The young people have therefore had greater access to and greatly benefited from using mainstream, local facilities as well as having a greater choice of activities available locally. For some of the young people this has given them sufficient confidence to use the facilities themselves and for others it has given them greater confidence to take part in our residential camps.
“The climbing has been rewarding and the canoeing and biking have been fun and stimulating. I also enjoyed doing the obstacle course”
What Reach4Reality has learnedFor a young person with autism coming on a series of short activities with people they do not know, is a challenging and sometimes daunting experience. However by allowing carers to accompany them initially (if required) on the first session for example, we have overcome this and seen the young people grow in confidence as they trust the new adults and begin to interact with the other young people. We are building on this further with our activity sessions through our current (2017-18) funding.

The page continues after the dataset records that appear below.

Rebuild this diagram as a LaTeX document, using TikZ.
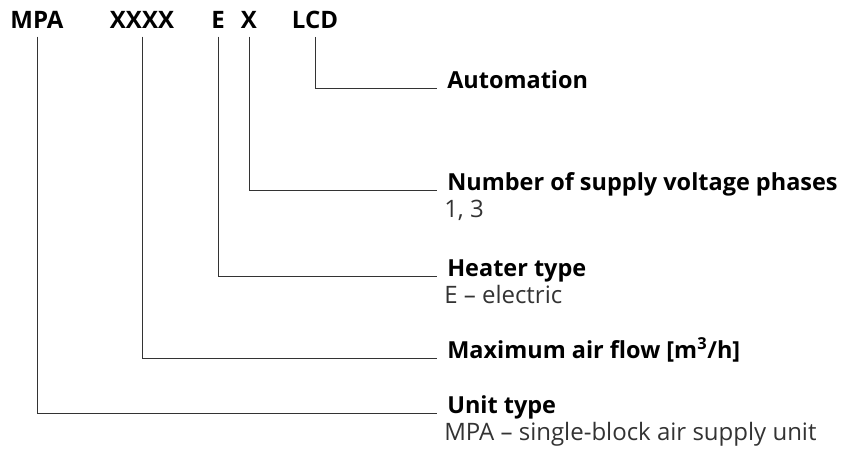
\documentclass[tikz,border=0pt]{standalone}
\usepackage{fontspec}
\setmainfont{Open Sans}
\usepackage{tikz}
\usetikzlibrary{positioning}

\tikzset{
  codetxt/.style={font=\fontsize{18}{21}\selectfont\bfseries, anchor=base, inner xsep=0pt, inner ysep=5.5pt},
  keylbl/.style={font=\fontsize{17.6}{21}\selectfont\bfseries, anchor=base west, inner xsep=7.5pt, inner ysep=0pt},
  subtxt/.style={font=\fontsize{18}{21}\selectfont, anchor=base west, inner sep=0pt, text=black!80},
  leader/.style={draw=black!80, line width=0.75pt}
}

\begin{document}
\begin{tikzpicture}[x=0.75pt, y=-0.75pt]
  \useasboundingbox (0,0) rectangle (850,453);

  % Designation code
  \node[codetxt] (mpa)  at (37,29)  {MPA};
  \node[codetxt] (xxxx) at (142,29) {XXXX};
  \node[codetxt] (e)    at (218,29) {E};
  \node[codetxt] (x)    at (249,29) {X};
  \node[codetxt] (lcd)  at (315,29) {LCD};

  % Meaning of each part
  \node[keylbl] (auto)  at (437,89)  {Automation};
  \node[keylbl] (phase) at (437,190) {Number of supply voltage phases};
  \node[keylbl] (heat)  at (437,276) {Heater type};
  \node[keylbl] (flow)  at (437,358) {Maximum air flow [m\textsuperscript{3}/h]};
  \node[keylbl] (unit)  at (437,413) {Unit type};

  \node[subtxt] (phasesub) at (444,217) {1, 3};
  \node[subtxt] (heatsub)  at (444,303) {E -- electric};
  \node[subtxt] (unitsub)  at (444,440) {MPA -- single-block air supply unit};

  % Leaders
  \draw[leader] (lcd.south)  |- (auto.base west);
  \draw[leader] (x.south)    |- (phase.base west);
  \draw[leader] (e.south)    |- (heat.base west);
  \draw[leader] (xxxx.south) |- (flow.base west);
  \draw[leader] (mpa.south)  |- (unit.base west);
\end{tikzpicture}
\end{document}
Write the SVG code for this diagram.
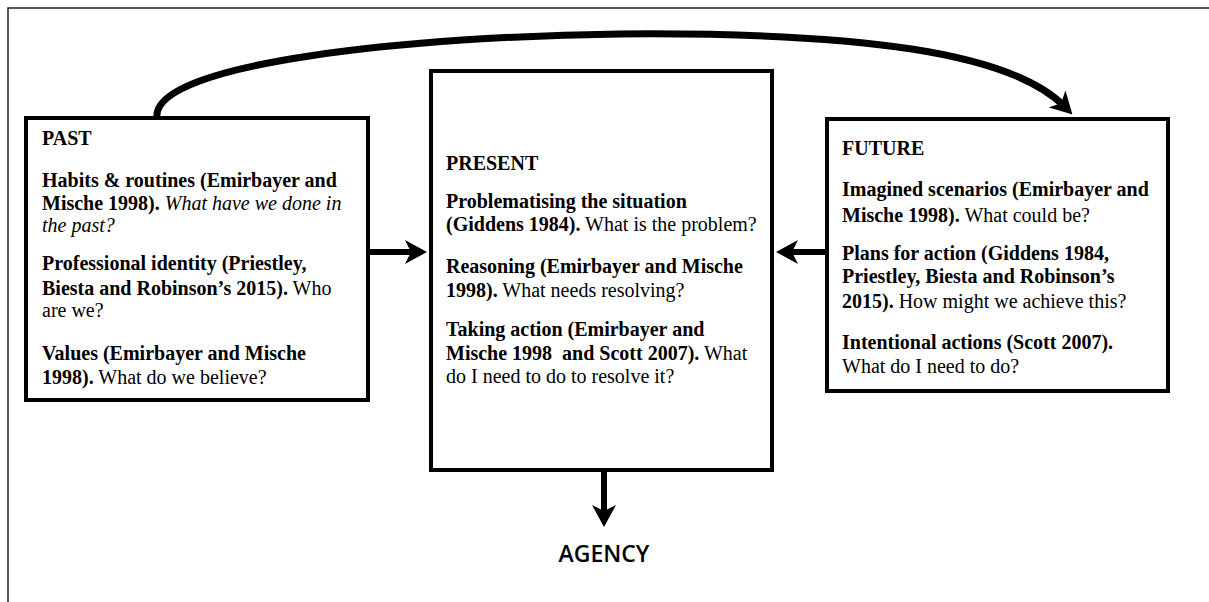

We have been able to personalise our service further by providing additional and more regular 1:1 activities when needed for example due to worsening ill-health of a sole carer, or due to emotional well being problems of one of the young people. Also by providing activities catering to the particular interests of the young people e.g. Canoe/kayak expeditions. This has been a springboard for us to start trialling the Duke of Edinburgh Award for a small number of our young people.
The work we have provided through our Better Breaks funding has helped us as an organisation to build a greater awareness locally of who we are and what we do. The short activity sessions have also helped young people grow in confidence and as a taster of what our overnights and residentials are like, as well as starting to build relationships with the young people.